The release of 'Ashfall Ascendant' in late 2020 was a monumental technical and creative triumph. It showcased the community's ability not just to preserve, but to innovate. It wasn't just about restoring a lost world; it was about expanding it, evolving it, and fulfilling its latent potential. The Cinder Keepers had not merely resurrected Emberfall Online; they had effectively created Emberfall Online 2.0, a version far closer to Aethelmark's initial ambitious vision than the original ever achieved.
The Living Legacy: A Paradox of Preservation
The story of Emberfall Online and The Emberlight Collective is a powerful testament to the enduring spirit of video game communities. It's a paradox: a game that technically ceased to exist, yet one that, in 2020, was more vibrant, more feature-rich, and more stable than in its brief, official lifetime. This isn't just about preserving a digital artifact; it's about active, collaborative evolution, demonstrating that intellectual property, once released, can become a cultural artifact whose meaning and development are ultimately shaped by its users.

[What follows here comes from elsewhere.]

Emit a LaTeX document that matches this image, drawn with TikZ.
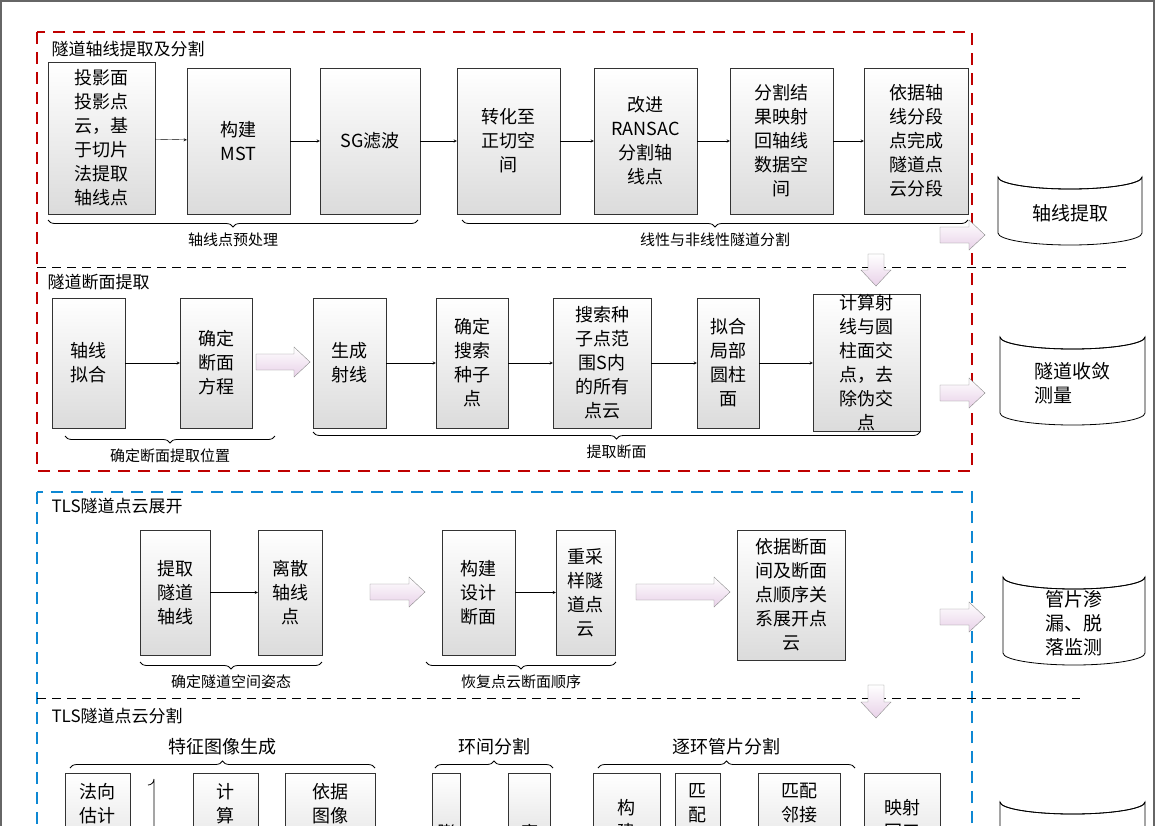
\documentclass[tikz,border=0pt]{standalone}
\usepackage{fontspec}
\setmainfont{Liberation Serif}
\newfontfamily\cjk{Noto Sans CJK SC}
\usetikzlibrary{decorations.pathreplacing,calc}
\tikzset{
 bx/.style={draw=black!80,top color=white,bottom color=black!14,align=center,inner sep=0pt,font=\cjk\fontsize{18}{24}\selectfont},
 ar/.style={->,>=stealth,thin},
 bigst/.style={draw=black!45,top color=white,bottom color=violet!18},
 brc/.style={decorate,decoration={brace,amplitude=7pt,mirror},thick},
 brcu/.style={decorate,decoration={brace,amplitude=7pt},thick},
 lab/.style={font=\cjk\fontsize{15}{18}\selectfont},
 ttl/.style={font=\cjk\fontsize{17}{20}\selectfont,anchor=west},
 cyl/.style={draw,thick,fill=white},
}
\newcommand{\bx}[6]{\node[bx,minimum width=#4pt-#2pt,minimum height=#5pt-#3pt] (#1) at ({(#2+#4)/2},{(#3+#5)/2}) {#6};}
% right arrow: name x1 x2 y
\newcommand{\fatr}[4]{\draw[bigst] (#2,#4-8) -- (#3-16,#4-8) -- (#3-16,#4-15) -- (#3,#4) -- (#3-16,#4+15) -- (#3-16,#4+8) -- (#2,#4+8) -- cycle; \coordinate (#1) at ({(#2+#3)/2},#4);}
% down arrow: name x y1 y2
\newcommand{\fatd}[4]{\draw[bigst] (#2-8,#3) -- (#2+8,#3) -- (#2+8,#4-16) -- (#2+15,#4-16) -- (#2,#4) -- (#2-15,#4-16) -- (#2-8,#4-16) -- cycle; \coordinate (#1) at (#2,{(#3+#4)/2});}
\newcommand{\cylnd}[6]{% name x1 y1 x2 y2 text
 \draw[cyl] (#2,#3+12) -- (#2,#5-12) arc[start angle=180,end angle=0,x radius={(#4-#2)/2},y radius=12] -- (#4,#3+12) arc[start angle=0,end angle=180,x radius={(#4-#2)/2},y radius=12] -- cycle;
 \draw[thick] (#2,#3+12) arc[start angle=180,end angle=0,x radius={(#4-#2)/2},y radius=12];
 \node[font=\cjk\fontsize{19}{24}\selectfont,align=left] (#1) at ({(#2+#4)/2},{(#3+#5)/2+8}) {#6};}
\begin{document}
\begin{tikzpicture}[x=1pt,y=-1pt]
\clip (0,0) rectangle (1155,825);
\fill[white] (0,0) rectangle (1155,825);
\draw[black!60,line width=2pt] (1,1) rectangle (1154,830);
% section 1
\draw[red!75!black,dashed,line width=2.2pt,dash pattern=on 12pt off 8pt] (37,32) rectangle (972,471);
\node[ttl] (t1) at (48,49) {隧道轴线提取及分割};
\bx{a1}{48}{62}{155}{214}{投影面\\投影点\\云，基\\于切片\\法提取\\轴线点}
\bx{a2}{187}{68}{290}{214}{构建\\MST}
\bx{a3}{320}{68}{420}{214}{SG滤波}
\bx{a4}{457}{68}{560}{214}{转化至\\正切空\\间}
\bx{a5}{594}{68}{697}{214}{改进\\RANSAC\\分割轴\\线点}
\bx{a6}{730}{68}{833}{214}{分割结\\果映射\\回轴线\\数据空\\间}
\bx{a7}{864}{68}{968}{214}{依据轴\\线分段\\点完成\\隧道点\\云分段}
\foreach \a/\b in {a1/a2,a2/a3,a3/a4,a4/a5,a5/a6,a6/a7} \draw[ar] (\a) -- (\b);
\draw[brc] (48,220) -- (418,220) node[midway,below=9pt,lab] (l1) {轴线点预处理};
\draw[brc] (462,220) -- (968,220) node[midway,below=9pt,lab] (l2) {线性与非线性隧道分割};
\draw[dashed,thick,dash pattern=on 9pt off 6pt] (37,267) -- (1130,267);
\cylnd{c1}{998}{165}{1142}{245}{轴线提取}
\fatr{g1}{940}{985}{235}
\fatd{g2}{876}{254}{286}
% section 2
\node[ttl] (t2) at (44,282) {隧道断面提取};
\bx{b1}{52}{298}{125}{428}{轴线\\拟合}
\bx{b2}{180}{298}{252}{428}{确定\\断面\\方程}
\bx{b3}{313}{298}{386}{428}{生成\\射线}
\bx{b4}{436}{298}{508}{428}{确定\\搜索\\种子\\点}
\bx{b5}{553}{298}{651}{428}{搜索种\\子点范\\围S内\\的所有\\点云}
\bx{b6}{697}{298}{759}{428}{拟合\\局部\\圆柱\\面}
\bx{b7}{813}{298}{920}{428}{计算射\\线与圆\\柱面交\\点，去\\除伪交\\点}
\foreach \a/\b in {b1/b2,b3/b4,b4/b5,b5/b6,b6/b7} \draw[ar] (\a) -- (\b);
\fatr{g3}{256}{310}{362}
\draw[brc] (65,436) -- (275,436) node[midway,below=9pt,lab] (l3) {确定断面提取位置};
\draw[brc] (313,432) -- (920,432) node[midway,below=9pt,lab] (l4) {提取断面};
\cylnd{c2}{1000}{325}{1145}{425}{隧道收敛\\测量}
\fatr{g4}{940}{985}{393}
% section 3
\draw[cyan!70!blue,dashed,line width=2.2pt,dash pattern=on 12pt off 8pt] (37,492) rectangle (972,840);
\node[ttl] (t3) at (48,506) {TLS隧道点云展开};
\bx{d1}{140}{530}{210}{655}{提取\\隧道\\轴线}
\bx{d2}{258}{530}{322}{655}{离散\\轴线\\点}
\bx{d3}{442}{530}{515}{655}{构建\\设计\\断面}
\bx{d4}{556}{530}{615}{655}{重采\\样隧\\道点\\云}
\bx{d5}{737}{530}{845}{660}{依据断面\\间及断面\\点顺序关\\系展开点\\云}
\foreach \a/\b in {d1/d2,d3/d4} \draw[ar] (\a) -- (\b);
\fatr{g5}{370}{425}{592}
\fatr{g6}{636}{730}{592}
\draw[brc] (140,662) -- (322,662) node[midway,below=9pt,lab] (l5) {确定隧道空间姿态};
\draw[brc] (426,662) -- (616,662) node[midway,below=9pt,lab] (l6) {恢复点云断面顺序};
\cylnd{c3}{1003}{565}{1145}{665}{管片渗\\漏、脱\\落监测}
\fatr{g7}{940}{985}{617}
\draw[dashed,thick,dash pattern=on 9pt off 6pt] (37,698) -- (1080,698);
\fatd{g8}{876}{685}{718}
% section 4
\node[ttl] (t4) at (48,716) {TLS隧道点云分割};
\draw[brcu] (70,768) -- (375,768) node[midway,above=9pt,lab,font=\cjk\fontsize{18}{20}\selectfont] (h1) {特征图像生成};
\draw[brcu] (435,768) -- (553,768) node[midway,above=9pt,lab,font=\cjk\fontsize{18}{20}\selectfont] (h2) {环间分割};
\draw[brcu] (598,768) -- (855,768) node[midway,above=9pt,lab,font=\cjk\fontsize{18}{20}\selectfont] (h3) {逐环管片分割};
\bx{e1}{65}{773}{130}{880}{法向\\估计\\ \\ }
\bx{e2}{193}{773}{258}{880}{计\\算\\ \\ }
\bx{e3}{285}{773}{375}{880}{依据\\图像\\展开\\ }
\bx{e4}{432}{773}{460}{860}{\\ \\膨}
\bx{e5}{508}{773}{550}{860}{\\ \\腐}
\bx{e6}{593}{773}{660}{880}{ \\构\\建\\ }
\bx{e7}{675}{773}{720}{880}{匹\\配\\ \\ }
\bx{e8}{758}{773}{840}{880}{匹配\\邻接\\ \\ }
\bx{e9}{864}{773}{940}{880}{ \\映射\\回三\\ }
\draw[thick] (148,785) arc[start angle=90,end angle=0,radius=6] -- (154,830);
\cylnd{c4}{1000}{790}{1145}{890}{}
\end{tikzpicture}
\end{document}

The Cinder Keepers' work continues. They face ongoing challenges of server maintenance, community moderation, and the delicate balance of introducing new content while respecting the original game's feel. Yet, the flame they nurtured from the ashes of Emberfall Online burns brighter than ever. It's a profound reminder that some games transcend their commercial origins, becoming canvases for collective passion, a testament to the power of a dedicated few to defy obsolescence and rewrite the narrative of a 'dead' game.